■ **TASK GOAL**
Return all of the data exactly, with nothing left out but the pictures.

__________

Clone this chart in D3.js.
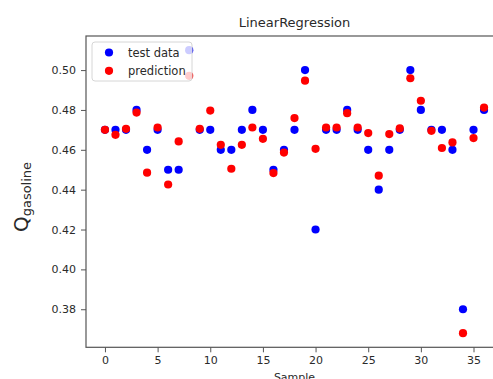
<!DOCTYPE html>
<html>
<head>
<meta charset="utf-8">
<script src="https://cdn.jsdelivr.net/npm/d3@7"></script>
<style>
  html, body { margin: 0; padding: 0; background: #fff; }
  svg { display: block; font-family: "DejaVu Sans", sans-serif; }
</style>
</head>
<body>
<svg id="chart" width="493" height="379"></svg>
<script>
// Sample indices
const samples = d3.range(0, 37);

// Observed gasoline quality for each test sample
const testData = [0.47, 0.47, 0.47, 0.48, 0.46, 0.47, 0.45, 0.45, 0.51, 0.47,
                  0.47, 0.46, 0.46, 0.47, 0.48, 0.47, 0.45, 0.46, 0.47, 0.50,
                  0.42, 0.47, 0.47, 0.48, 0.47, 0.46, 0.44, 0.46, 0.47, 0.50,
                  0.48, 0.47, 0.47, 0.46, 0.38, 0.47, 0.48];

// Linear regression predictions for the same samples
const prediction = [0.470, 0.4675, 0.4705, 0.4787, 0.4485, 0.4712, 0.4426, 0.4642, 0.4971, 0.4705,
                    0.4797, 0.4625, 0.4505, 0.4625, 0.4712, 0.4655, 0.4483, 0.4586, 0.4759, 0.4947,
                    0.4605, 0.4712, 0.4712, 0.4784, 0.4712, 0.4684, 0.4470, 0.4679, 0.4707, 0.4959,
                    0.4846, 0.4695, 0.4609, 0.4637, 0.3680, 0.4659, 0.4812];

const xTicks = [0, 5, 10, 15, 20, 25, 30, 35];
const yTicks = [0.38, 0.40, 0.42, 0.44, 0.46, 0.48, 0.50];

const svg = d3.select("#chart");
const plot = { left: 86, right: 503, top: 36, bottom: 347.3 };
const textColor = "#2a2a2a";
const axisColor = "#555";

// 5% padding around the data range on both axes
const xMin = d3.min(samples), xMax = d3.max(samples);
const xPad = (xMax - xMin) * 0.05;
const allY = testData.concat(prediction);
const yMin = d3.min(allY), yMax = d3.max(allY);
const yPad = (yMax - yMin) * 0.05;

const x = d3.scaleLinear().domain([xMin - xPad, xMax + xPad]).range([plot.left, plot.right]);
const y = d3.scaleLinear().domain([yMin - yPad, yMax + yPad]).range([plot.bottom, plot.top]);

// Axes
const xAxis = svg.append("g")
  .attr("transform", `translate(0,${plot.bottom})`)
  .call(d3.axisBottom(x).tickValues(xTicks).tickFormat(d3.format("d")).tickSize(5).tickPadding(4));
const yAxis = svg.append("g")
  .attr("transform", `translate(${plot.left},0)`)
  .call(d3.axisLeft(y).tickValues(yTicks).tickFormat(d3.format(".2f")).tickSize(5).tickPadding(5));

[xAxis, yAxis].forEach(g => {
  g.select(".domain").remove();
  g.selectAll(".tick line").attr("stroke", axisColor).attr("stroke-width", 1);
  g.selectAll(".tick text").attr("fill", textColor).attr("font-size", 11)
    .attr("font-family", "DejaVu Sans, sans-serif");
});

// Frame around the plot area
svg.append("rect")
  .attr("x", plot.left).attr("y", plot.top)
  .attr("width", plot.right - plot.left).attr("height", plot.bottom - plot.top)
  .attr("fill", "none").attr("stroke", axisColor).attr("stroke-width", 1.2);

// Scatter of test data, then predictions on top
svg.append("g").selectAll("circle")
  .data(samples)
  .join("circle")
  .attr("cx", i => x(i)).attr("cy", i => y(testData[i]))
  .attr("r", 4.1).attr("fill", "#0000ff");

svg.append("g").selectAll("circle")
  .data(samples)
  .join("circle")
  .attr("cx", i => x(i)).attr("cy", i => y(prediction[i]))
  .attr("r", 4.1).attr("fill", "#ff0000");

// Title
svg.append("text")
  .attr("x", (plot.left + plot.right) / 2).attr("y", 27)
  .attr("text-anchor", "middle").attr("font-size", 13).attr("fill", textColor)
  .text("LinearRegression");

// X axis label
svg.append("text")
  .attr("x", (plot.left + plot.right) / 2).attr("y", 381)
  .attr("text-anchor", "middle").attr("font-size", 11).attr("fill", textColor)
  .text("Sample");

// Y axis label with subscript
const yl = svg.append("text")
  .attr("transform", "translate(28,197) rotate(-90)")
  .attr("text-anchor", "middle").attr("fill", textColor);
yl.append("tspan").attr("font-size", 20).text("Q");
yl.append("tspan").attr("font-size", 13).attr("dy", 3).text("gasoline");

// Legend
const legend = svg.append("g");
legend.append("rect")
  .attr("x", 92).attr("y", 42).attr("width", 100).attr("height", 39).attr("rx", 3)
  .attr("fill", "#fff").attr("fill-opacity", 0.8)
  .attr("stroke", "#d6d6d6").attr("stroke-width", 1);
const legendItems = [
  { label: "test data", color: "#0000ff" },
  { label: "prediction", color: "#ff0000" }
];
legendItems.forEach((d, i) => {
  const cy = 52.5 + i * 18.3;
  legend.append("circle").attr("cx", 109).attr("cy", cy).attr("r", 4.1).attr("fill", d.color);
  legend.append("text").attr("x", 128).attr("y", cy + 4)
    .attr("font-size", 11.5).attr("fill", textColor).text(d.label);
});
</script>
</body>
</html>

__________

■ **SOLVED PROBLEM**
Clone this chart in D3.js.
<!DOCTYPE html>
<html>
<head>
<meta charset="utf-8">
<script src="https://cdn.jsdelivr.net/npm/d3@7"></script>
<style>
  html, body { margin: 0; padding: 0; background: #fff; }
  svg { display: block; font-family: "DejaVu Sans", sans-serif; }
</style>
</head>
<body>
<svg id="chart" width="493" height="379"></svg>
<script>
// Sample indices
const samples = d3.range(0, 37);

// Observed gasoline quality for each test sample
const testData = [0.47, 0.47, 0.47, 0.48, 0.46, 0.47, 0.45, 0.45, 0.51, 0.47,
                  0.47, 0.46, 0.46, 0.47, 0.48, 0.47, 0.45, 0.46, 0.47, 0.50,
                  0.42, 0.47, 0.47, 0.48, 0.47, 0.46, 0.44, 0.46, 0.47, 0.50,
                  0.48, 0.47, 0.47, 0.46, 0.38, 0.47, 0.48];

// Linear regression predictions for the same samples
const prediction = [0.470, 0.4675, 0.4705, 0.4787, 0.4485, 0.4712, 0.4426, 0.4642, 0.4971, 0.4705,
                    0.4797, 0.4625, 0.4505, 0.4625, 0.4712, 0.4655, 0.4483, 0.4586, 0.4759, 0.4947,
                    0.4605, 0.4712, 0.4712, 0.4784, 0.4712, 0.4684, 0.4470, 0.4679, 0.4707, 0.4959,
                    0.4846, 0.4695, 0.4609, 0.4637, 0.3680, 0.4659, 0.4812];

const xTicks = [0, 5, 10, 15, 20, 25, 30, 35];
const yTicks = [0.38, 0.40, 0.42, 0.44, 0.46, 0.48, 0.50];

const svg = d3.select("#chart");
const plot = { left: 86, right: 503, top: 36, bottom: 347.3 };
const textColor = "#2a2a2a";
const axisColor = "#555";

// 5% padding around the data range on both axes
const xMin = d3.min(samples), xMax = d3.max(samples);
const xPad = (xMax - xMin) * 0.05;
const allY = testData.concat(prediction);
const yMin = d3.min(allY), yMax = d3.max(allY);
const yPad = (yMax - yMin) * 0.05;

const x = d3.scaleLinear().domain([xMin - xPad, xMax + xPad]).range([plot.left, plot.right]);
const y = d3.scaleLinear().domain([yMin - yPad, yMax + yPad]).range([plot.bottom, plot.top]);

// Axes
const xAxis = svg.append("g")
  .attr("transform", `translate(0,${plot.bottom})`)
  .call(d3.axisBottom(x).tickValues(xTicks).tickFormat(d3.format("d")).tickSize(5).tickPadding(4));
const yAxis = svg.append("g")
  .attr("transform", `translate(${plot.left},0)`)
  .call(d3.axisLeft(y).tickValues(yTicks).tickFormat(d3.format(".2f")).tickSize(5).tickPadding(5));

[xAxis, yAxis].forEach(g => {
  g.select(".domain").remove();
  g.selectAll(".tick line").attr("stroke", axisColor).attr("stroke-width", 1);
  g.selectAll(".tick text").attr("fill", textColor).attr("font-size", 11)
    .attr("font-family", "DejaVu Sans, sans-serif");
});

// Frame around the plot area
svg.append("rect")
  .attr("x", plot.left).attr("y", plot.top)
  .attr("width", plot.right - plot.left).attr("height", plot.bottom - plot.top)
  .attr("fill", "none").attr("stroke", axisColor).attr("stroke-width", 1.2);

// Scatter of test data, then predictions on top
svg.append("g").selectAll("circle")
  .data(samples)
  .join("circle")
  .attr("cx", i => x(i)).attr("cy", i => y(testData[i]))
  .attr("r", 4.1).attr("fill", "#0000ff");

svg.append("g").selectAll("circle")
  .data(samples)
  .join("circle")
  .attr("cx", i => x(i)).attr("cy", i => y(prediction[i]))
  .attr("r", 4.1).attr("fill", "#ff0000");

// Title
svg.append("text")
  .attr("x", (plot.left + plot.right) / 2).attr("y", 27)
  .attr("text-anchor", "middle").attr("font-size", 13).attr("fill", textColor)
  .text("LinearRegression");

// X axis label
svg.append("text")
  .attr("x", (plot.left + plot.right) / 2).attr("y", 381)
  .attr("text-anchor", "middle").attr("font-size", 11).attr("fill", textColor)
  .text("Sample");

// Y axis label with subscript
const yl = svg.append("text")
  .attr("transform", "translate(28,197) rotate(-90)")
  .attr("text-anchor", "middle").attr("fill", textColor);
yl.append("tspan").attr("font-size", 20).text("Q");
yl.append("tspan").attr("font-size", 13).attr("dy", 3).text("gasoline");

// Legend
const legend = svg.append("g");
legend.append("rect")
  .attr("x", 92).attr("y", 42).attr("width", 100).attr("height", 39).attr("rx", 3)
  .attr("fill", "#fff").attr("fill-opacity", 0.8)
  .attr("stroke", "#d6d6d6").attr("stroke-width", 1);
const legendItems = [
  { label: "test data", color: "#0000ff" },
  { label: "prediction", color: "#ff0000" }
];
legendItems.forEach((d, i) => {
  const cy = 52.5 + i * 18.3;
  legend.append("circle").attr("cx", 109).attr("cy", cy).attr("r", 4.1).attr("fill", d.color);
  legend.append("text").attr("x", 128).attr("y", cy + 4)
    .attr("font-size", 11.5).attr("fill", textColor).text(d.label);
});
</script>
</body>
</html>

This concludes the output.